Convergence of nanotechnology, microtechnology, microfluidics, photonics, signal processing, and proteomics to build a medical device that could lead to the development of fast, portable point-of-care diagnostics for infectious disease such as HIV or SARS

You might have seen us use the  acronym NBIC, which stands for Nanotechnology, Biotechnology, Information technology and  technologies based on Cognitive science. Initially introduced in the U.S. National Science Foundation's 'Converging Technologies for Improving Human Performance' report this acronym is often used to describe the basic idea that scientific and technological innovation can be stimulated through the convergence of two, three, or all four fields.

The most radical (and most controversial), proponents of convergence suggest that nanotechnologies will promote the unification of most branches of science and technology, based on the unity of nature at the nanoscale, including cognitive sciences. A first step toward this  was announced this summer by scientists at the

University

of

Toronto.

They have demonstrated, for what appears to be the first time, the convergence of nanotechnology, microtechnology, microfluidics, photonics, signal processing, and proteomics to build a medical device that could lead to the development of fast, portable point-of-care diagnostics for infectious disease (IDs) such as HIV, SARS and many others.

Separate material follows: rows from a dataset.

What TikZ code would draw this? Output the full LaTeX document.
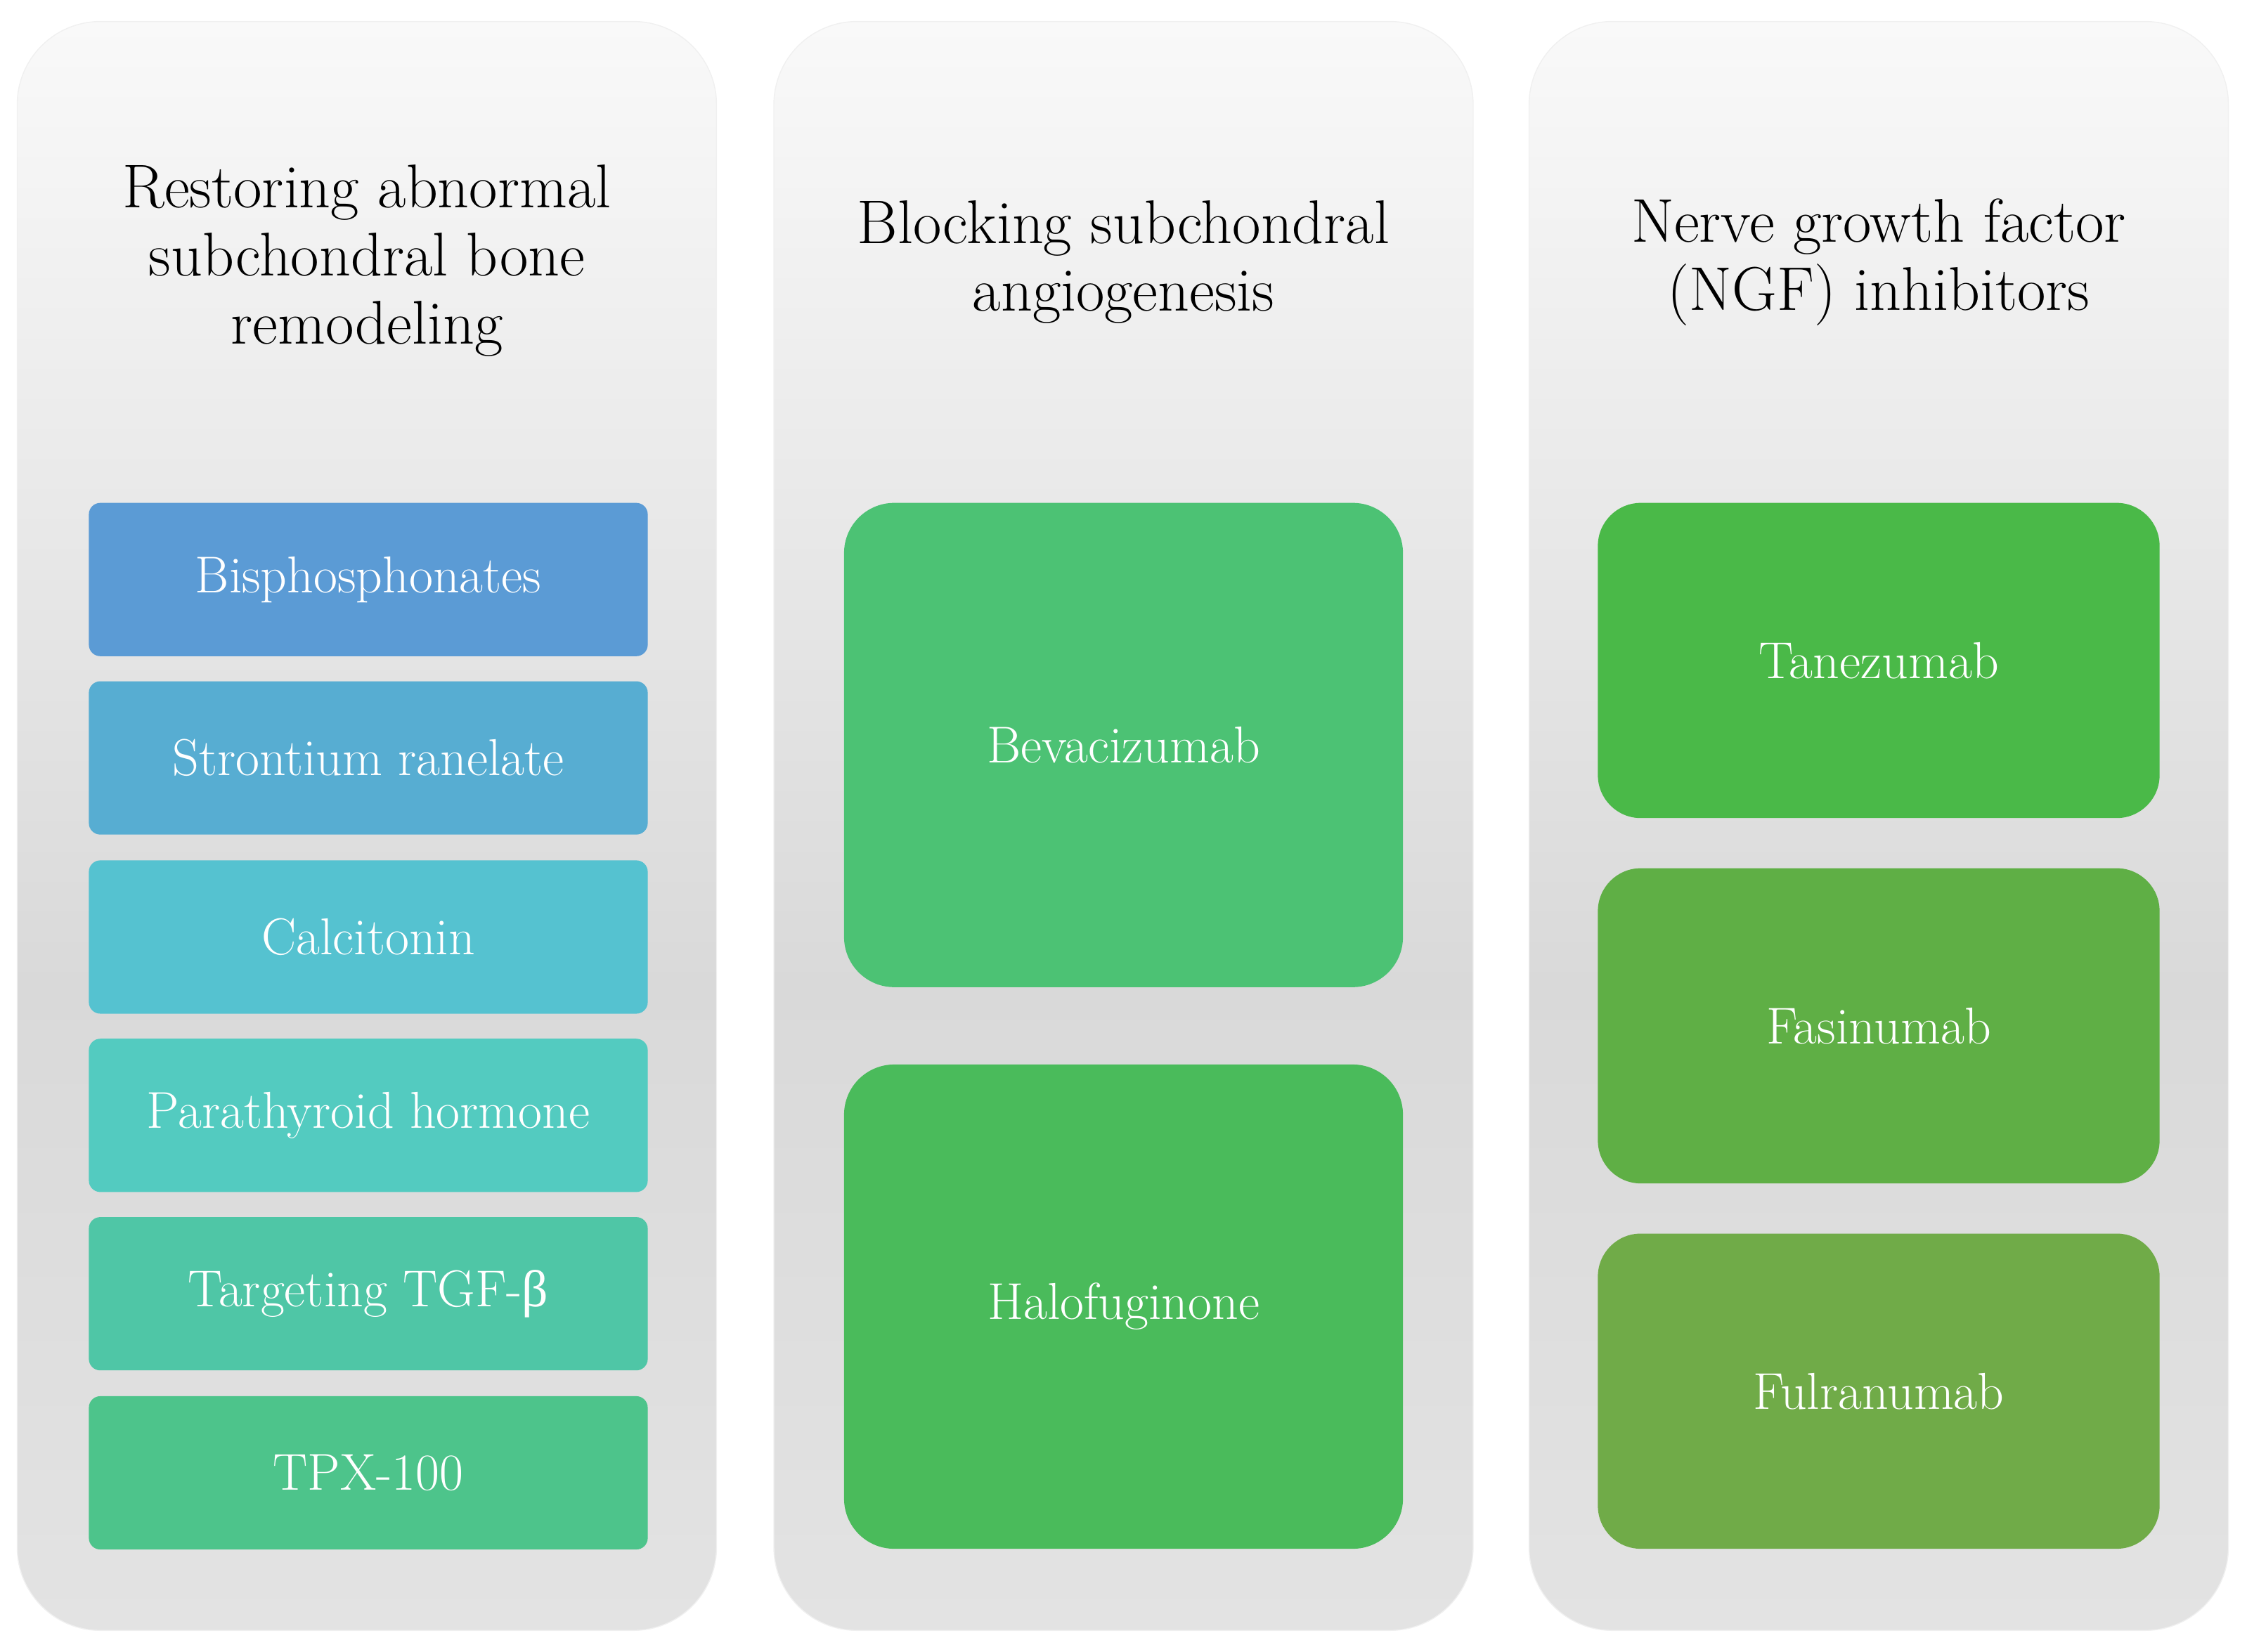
\documentclass[tikz,border=0pt]{standalone}
\usepackage{fontspec}
\usepackage{tikz}
\usetikzlibrary{shapes}
\newfontfamily\grkfont{Liberation Serif}
\newlength{\pxu}
\setlength{\pxu}{0.2039mm}
\newcommand{\headfont}{\fontsize{25}{27.5}\selectfont}
\newcommand{\itemfont}{\fontsize{21}{24}\selectfont}
\definecolor{colTop}{HTML}{F9F9F9}
\definecolor{colMid}{HTML}{D9D9D9}
\definecolor{colBot}{HTML}{E3E3E3}
\definecolor{bisph}{HTML}{5B9BD5}
\definecolor{stront}{HTML}{57ADD2}
\definecolor{calci}{HTML}{55C2D0}
\definecolor{parath}{HTML}{53CBC0}
\definecolor{tgfb}{HTML}{4FC6A6}
\definecolor{tpx}{HTML}{4DC48B}
\definecolor{bevac}{HTML}{4CC274}
\definecolor{halof}{HTML}{4ABB5B}
\definecolor{tanez}{HTML}{4AB948}
\definecolor{fasin}{HTML}{5FAF45}
\definecolor{fulran}{HTML}{70AB48}
\pgfdeclareverticalshading{colshade}{100bp}{color(0bp)=(colBot); color(25bp)=(colBot); color(45bp)=(colMid); color(75bp)=(colTop); color(100bp)=(colTop)}

\begin{document}
\begin{tikzpicture}[x=\pxu,y=-\pxu,
  column/.style={rectangle,rounded corners=58\pxu,shading=colshade,draw=white!94!black,line width=0.4pt,minimum width=488\pxu,minimum height=1123\pxu,inner sep=0pt},
  heading/.style={align=center,font=\headfont,text=black},
  thin box/.style={rectangle,rounded corners=8\pxu,minimum width=390\pxu,minimum height=107\pxu,text=white,font=\itemfont,inner sep=0pt},
  big box/.style={rectangle,rounded corners=35\pxu,minimum width=390\pxu,minimum height=338\pxu,text=white,font=\itemfont,inner sep=0pt},
  mid box/.style={rectangle,rounded corners=30\pxu,minimum width=392\pxu,minimum height=220\pxu,text=white,font=\itemfont,inner sep=0pt}]

\useasboundingbox (0,0) rectangle (1568,1153);

\node[column] (remodcol) at (256,576.5) {};
\node[column] (angiocol) at (784,576.5) {};
\node[column] (ngfcol) at (1311,576.5) {};

\node[heading] (remodhead) at (256,182) {Restoring abnormal\\subchondral bone\\remodeling};
\node[heading] (angiohead) at (784,183) {Blocking subchondral\\angiogenesis};
\node[heading] (ngfhead) at (1311,183) {Nerve growth factor\\(NGF) inhibitors};

\node[thin box,fill=bisph] (bisphos) at (257,404.5) {Bisphosphonates};
\node[thin box,fill=stront] (strontium) at (257,529) {Strontium ranelate};
\node[thin box,fill=calci] (calcitonin) at (257,654) {Calcitonin};
\node[thin box,fill=parath] (pth) at (257,778.5) {Parathyroid hormone};
\node[thin box,fill=tgfb] (tgfbeta) at (257,903) {Targeting TGF-{\grkfont β}};
\node[thin box,fill=tpx] (tpxhundred) at (257,1028) {TPX-100};

\node[big box,fill=bevac] (bevacizumab) at (784,520) {Bevacizumab};
\node[big box,fill=halof] (halofuginone) at (784,912) {Halofuginone};

\node[mid box,fill=tanez] (tanezumab) at (1311,461) {Tanezumab};
\node[mid box,fill=fasin] (fasinumab) at (1311,716) {Fasinumab};
\node[mid box,fill=fulran] (fulranumab) at (1311,971) {Fulranumab};

\end{tikzpicture}
\end{document}
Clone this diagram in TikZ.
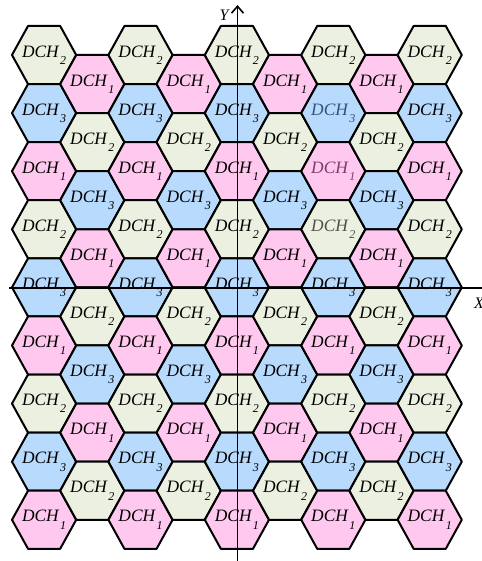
\documentclass[tikz,border=0pt]{standalone}
\usepackage{fontspec}
\setmainfont{Liberation Serif}
\usetikzlibrary{arrows.meta}

\definecolor{ch1}{RGB}{255,200,238}
\definecolor{ch2}{RGB}{235,240,224}
\definecolor{ch3}{RGB}{184,218,252}
\definecolor{lblblue}{RGB}{54,80,122}
\definecolor{lblpurple}{RGB}{122,61,110}
\definecolor{lblgrey}{RGB}{80,80,72}

\newcommand{\dch}[1]{\textit{DCH}\kern0.3pt\raisebox{-3.6pt}{\fontsize{6}{6}\selectfont\itshape #1}}

\begin{document}
\begin{tikzpicture}[x=0.5pt,y=0.5pt]
\tikzset{
  hexcell/.style={draw=black,line width=1pt,line join=round},
  chlabel/.style={inner sep=0pt,font=\fontsize{8.7}{10}\selectfont},
  axislabel/.style={inner sep=0pt,font=\fontsize{8}{9}\selectfont\itshape},
  axis/.style={line width=0.8pt,-{Straight Barb[length=3.5pt,width=6pt]}}
}
\useasboundingbox (0,0) rectangle (481,561);

% cells: column i, half-row k (odd columns shifted down by half a cell)
\foreach \i in {0,...,8}{
  \pgfmathtruncatemacro{\shift}{mod(\i,2)}
  \pgfmathtruncatemacro{\last}{8-\shift}
  \foreach \r in {0,...,\last}{
    \pgfmathtruncatemacro{\k}{2*\r+\shift}
    \pgfmathsetmacro{\cx}{44.1+48.2*\i}
    \pgfmathsetmacro{\cy}{506-29.05*\k}
    \pgfmathtruncatemacro{\ch}{mod(\k,3)==0 ? 2 : (mod(\k,3)==1 ? 1 : 3)}
    \filldraw[hexcell,fill=ch\ch] (\cx-32.1,\cy) -- ++(16.05,29.05) -- ++(32.1,0)
      -- ++(16.05,-29.05) -- ++(-16.05,-29.05) -- ++(-32.1,0) -- cycle;
    \pgfmathtruncatemacro{\faded}{(\i==6)&&(\k>1)&&(\k<7)}
    \ifnum\faded=0
      \node[chlabel] (c-\i-\k) at (\cx,\cy) {\dch{\ch}};
    \fi
  }
}

% the three labels printed in colour
\node[chlabel,text=lblblue] (c-6-2) at (333.3,447.9) {\dch{3}};
\node[chlabel,text=lblpurple] (c-6-4) at (333.3,389.8) {\dch{1}};
\node[chlabel,text=lblgrey] (c-6-6) at (333.3,331.7) {\dch{2}};

% axes
\coordinate (ybot) at (237.5,0);
\coordinate (ytop) at (237.5,556);
\coordinate (xleft) at (9,273);
\coordinate (xright) at (492,273);
\draw[axis] (ybot) -- (ytop);
\draw[axis] (xleft) -- (xright);
\node[axislabel] (ylabel) at (224,546) {Y};
\node[axislabel] (xlabel) at (479,258) {X};
\end{tikzpicture}
\end{document}
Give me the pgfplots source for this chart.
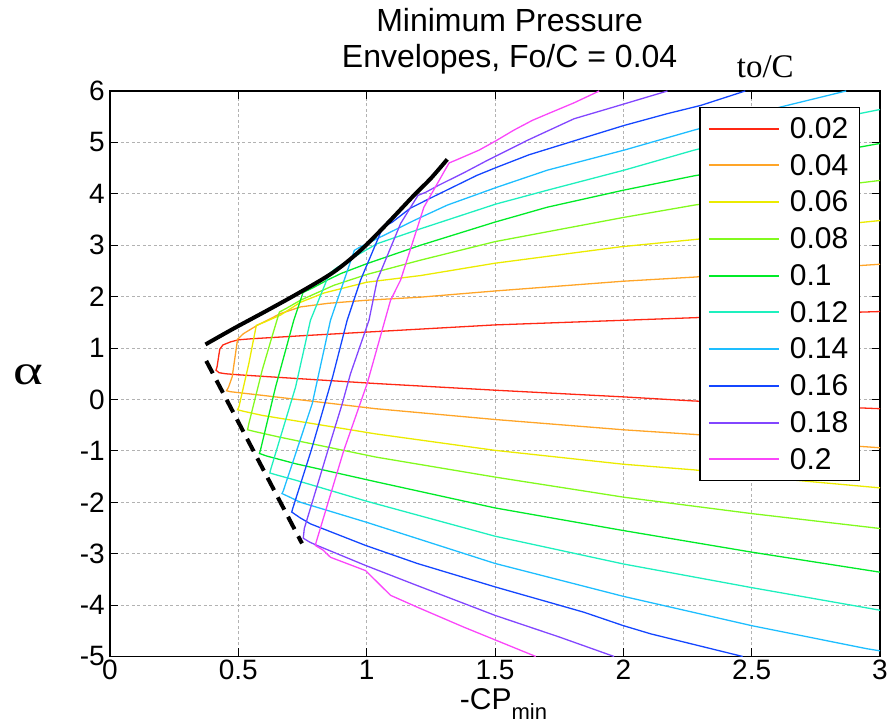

See article in Nano Letters:

http://pubs.acs.org/cgi-bin/abstract.cgi/nalefd/asap/abs/nl071415m.html

Nano Lett., ASAP Article 10.1021/nl071415m S1530-6984(07)01415-4
Web Release Date: August 18, 2007

Copyright © 2007 American Chemical Society

Convergence of Quantum Dot Barcodes with Microfluidics and Signal Processing for Multiplexed High-Throughput Infectious Disease Diagnostics

Jesse M. Klostranec, Qing Xiang, Gabriella A. Farcas, Jeongjin A. Lee, Alex Rhee, Erin I. Lafferty, Steven D. Perrault, Kevin C. Kain, and Warren C. W. Chan*

Institute of Biomaterials and Biomedical Engineering and The Terrence Donnelly Centre for Cellular and Molecular Research, Institute of Medical Sciences and the McLaughlin Centre for Molecular Medicine, Department of Materials Science, University of Toronto, 160 College Street, Toronto, Ontario M5S 3E1, Canada, and McLaughlin-Rotman Centre for Global Health, Tropical Disease Unit, UHN-Toronto General Hospital, 190 Elizabeth Street, Toronto, Ontario M5M 1M1, Canada

Received June 13, 2007

Revised July 31, 2007

Abstract:

Through the convergence of nano- and microtechnologies (quantum dots and microfluidics), we have created a diagnostic system capable of multiplexed, high-throughput analysis of infectious agents in human serum samples. We demonstrate, as a proof-of-concept, the ability to detect serum biomarkers of the most globally prevalent blood-borne infectious diseases (i.e., hepatitis B, hepatitis C, and HIV) with low sample volume (<100 L), rapidity (<1 h), and 50 times greater sensitivity than that of currently available FDA-approved methods. We further show precision for detecting multiple biomarkers simultaneously in serum with minimal cross-reactivity. This device could be further developed into a portable handheld point-of-care diagnostic system, which would represent a major advance in detecting, monitoring, treating, and preventing infectious disease spread in the developed and developing worlds.